Here’s some photos of a few trollers lucky enough to have been retired to good homes!

PETREL is one of the most beautiful and best maintained conversions I’ve er seen. She has solid troller roots, and I know two others of her design still fishing. I hope they are lucky enough to retire to an owner like Petrel’s!

Chris, her owner, wrote me saying:” Petrel was designed and built by Mat Tolonen at Columbia Boat Works in Astoria. He built a lot of boats there and is documented with photos at the Astoria museum. His son, in his seventies, lives in Sequim and says he has a half model of Petrel that his father made.”

Tolomen was a member of the large Finnish community that settled around around Astoria, Oregon. Apparently this boat’s distinctive sheer is traditional Finn, because several Finnish builders in Astoria built trollers with this general look. Petrel and her sisters are the biggest, and the prettiest, of the Finn built boats I’ve seen. But the others ain’t bad either, and from what I’ve read, all shared heavy construction and a reputation for being good seaboats.

Yacht Designer & Builder Sam Devlin restored this fine old lady. He has cruised her between Seattle and Alaska.
 
 
Les & Libby in Pt. Townsend, WA are doing a wonderful job converting this old troller.
 
 
 
The Cape Disappointment is a fine conversion. She’s owned by the man who owns the halibut schooner GRANT, and both are kept at Seattle’s Fisherman’s Terminal.

 

This boat was for sale in British Columbia in 2010 for $45,000 Canadian. She was supposedly owned by a shipwright, and had been completely gone over. At the time I was still hung up on double enders or I would have made an offer. I’m still kicking myself….

 

 

I saw this boat in Bandon and thought somebody was doing a very good job on this conversion. Several years later (2012) Jim Rogers in Friday Harbor sent me the pics above of the boat. Her owners, Gayle & Jeff Palmer, had finished the conversion, drove her up the coast to Washington, then sold her. I heard she is in Alaska now. At the risk of sounding like a sexist pig, there’s lesson here. If you restore an old troller not only do you get a first class ticket to heaven, but you attract great lookin’ women! Or men of course, depending on your perspective….

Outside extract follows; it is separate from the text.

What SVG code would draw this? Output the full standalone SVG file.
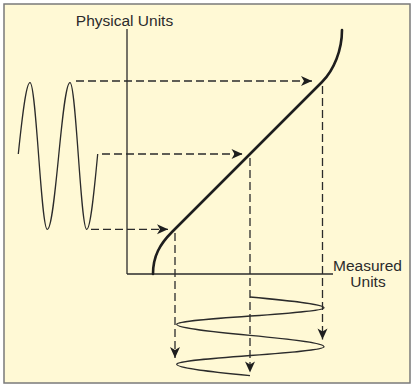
<svg xmlns="http://www.w3.org/2000/svg" width="413" height="387" viewBox="0 0 413 387">
  <style>
    .frame { fill: #FFF9D5; stroke: #7A7A7A; stroke-width: 1.5; }
    .axis { fill: none; stroke: #2B2B2B; stroke-width: 1.3; }
    .curve { fill: none; stroke: #1E1E1E; stroke-width: 2.6; stroke-linecap: round; }
    .wave { fill: none; stroke: #2B2B2B; stroke-width: 1.3; }
    .dash { fill: none; stroke: #2B2B2B; stroke-width: 1.3; stroke-dasharray: 8 4; marker-end: url(#arrow); }
    .label { font-family: "Liberation Sans", Arial, sans-serif; font-size: 15.5px; fill: #2B2B2B; }
  </style>
  <defs>
    <marker id="arrow" markerUnits="userSpaceOnUse" markerWidth="14" markerHeight="12" viewBox="-12 -6 13 12" refX="0" refY="0" orient="auto">
      <path d="M0,0 L-11,-5 L-8,0 L-11,5 Z" fill="#1E1E1E" stroke="none"/>
    </marker>
  </defs>

  <rect class="frame" x="4" y="4" width="406" height="379"/>

  <g id="axes">
    <line class="axis" x1="127" y1="29" x2="127" y2="274"/>
    <line class="axis" x1="127" y1="274" x2="333" y2="274"/>
  </g>

  <g id="transfer-curve">
    <path class="curve" d="M153,274 C153,256 160,244 172,232 L322,82 C334,70 342,50 342,30"/>
  </g>

  <g id="input-wave">
    <path class="wave" d="M18.3,154 C22.2,116.7 26.1,82.7 30,82.7 C36.3,82.7 41,229.3 47.3,229.3 C55.6,229.3 61.7,82.7 70,82.7 C76.1,82.7 80.6,229.3 86.7,229.3 C90.4,229.3 94,193.4 97.7,154"/>
  </g>

  <g id="output-wave">
    <path class="wave" d="M250,297 C288.7,300.6 324,304.1 324,307.7 C324,313.7 176.7,318.3 176.7,324.3 C176.7,332.4 324,338.5 324,346.7 C324,353.1 176.7,357.9 176.7,364.3 C176.7,368.1 211.6,371.9 250,375.7"/>
  </g>

  <g id="connectors">
    <line class="dash" x1="76" y1="81" x2="312" y2="81"/>
    <line class="dash" x1="102" y1="154" x2="242.5" y2="154"/>
    <line class="dash" x1="91" y1="229.3" x2="168" y2="229.3"/>
    <line class="dash" x1="322.5" y1="86" x2="322.5" y2="339.5"/>
    <line class="dash" x1="250" y1="158" x2="250" y2="372.5"/>
    <line class="dash" x1="175" y1="233" x2="175" y2="358"/>
  </g>

  <g id="labels">
    <text class="label" x="124.5" y="26" text-anchor="middle">Physical Units</text>
    <text class="label" x="367.5" y="271" text-anchor="middle">Measured</text>
    <text class="label" x="368" y="287" text-anchor="middle">Units</text>
  </g>
</svg>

 Gayle & Jeff are the people who saved her!
 

 

I’m not a big fan of most fiberglass production boats (which has nothing to do with the fact that I’ve never been asked to design one…), but this is an original Ranger, a very cute 18′ production boat built near Seattle , designed by the great Ray Richards. That happy big boy in it is Jim Rogers, who sent me the pics above.

 

My friend Brad found this photo in a book. This is a very practical cruising boat concept, other than perhaps the gaff sail. There’s nothing like being becalmed in a swell and having that gaff swing around. It can be dangerous!

 

Roger & Alie, an Australian couple, bought this old lobster boat and converted her. Half way, that is. Her middle 25% is live well! These guys cruised her from Australia, through the south Pacific, up to Alaska, then back down to the Seattle area where I met them. She’s powered with 6 banger Cummins. Oh, they use the sail both for stabilization and increasing the MPGs

 



Sean Ryan was just finishing this beautiful conversion in 2013. He’s planning on hitting the NW wooden boat shows with her.